- Born: 1970 (age 55–56)
- Education: University of the Philippines Diliman
- Occupation: Journalist
- Spouse: Stuart Fraass
- Children: Tessa (daughter) Laz Conrad River (son)

= Frances Rivera =

Filipino-American journalist and television news anchor

Frances Rivera (born 1970) is a Filipino-American journalist and television news anchor who last appeared on the overnight news program, Early Today on NBC. For ten years, until August 2011, she was a television reporter and anchor for Boston's NBC affiliate, WHDH. She then joined WPIX in New York City as a morning news anchor. In February 2014, she joined NBC News and MSNBC where she served as co-anchor with Thomas Roberts on MSNBC Live. From 2017 to 2026, she was co-anchor of Early Today.

==Career==
After graduation from college, Rivera returned to the United States to work at CBS Morning News in New York City. She worked at CBS affiliate KWTV in Oklahoma City, Oklahoma and NBC affiliate KFDX in Wichita Falls, Texas. She also worked off camera in New York City for CBS News' The Morning Show and covered the 1996 Presidential campaign. Rivera was also a co-host and reporter for the PBS show Asian America.

===Boston===
In 2001, Rivera joined WHDH in Boston and in 2006, was promoted to the news anchor chair.

===Move to New York===
In July 2011, it was reported that due to personal and family reasons, Rivera would leave WHDH in August 2011 for a New York TV job. Her last broadcast in Boston was Thursday, August 18, 2011. She left to join the WPIX Pix11 Morning News in New York City and began broadcasting there on Sunday, August 28, 2011 at 6:14 a.m. covering Hurricane Irene.

On August 6, 2013, Rivera accepted a buyout from WPIX and left the station at the end of that month. On her Facebook page, she stated, "Never been into on-air goodbyes, so for my last week at work, I insist on a no fuss, genuine one right here: Much love and goodbye for now!"

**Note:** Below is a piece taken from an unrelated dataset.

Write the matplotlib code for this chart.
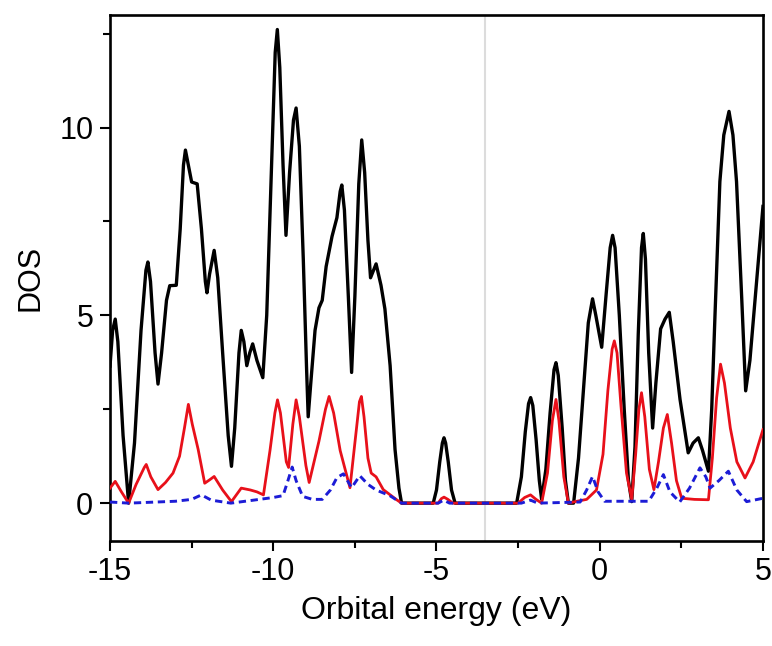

In 2014, she became a co-anchor at MSNBC. In 2017, she became co-anchor of NBC's Early Today. On May 22, 2026, Rivera announced she would be leaving Early Today with her last day on June 18, 2026.

==Personal life==
Rivera was born in the Philippines. When she was three years old, she and her family, including her two brothers Andre and Marc, moved from the Philippines to Austin, Texas. Sometime afterward, they moved and settled in Dallas. Her family sent her to finish her studies in the Philippines, and she received her bachelor's degree in journalism from the University of the Philippines Diliman.

In 2003, Rivera married Stuart Fraass, a Boston mortgage broker, and in 2010, they had their first child, a daughter named Tessa. In fall 2012, she gave birth to their second child, a son named Laz Conrad River.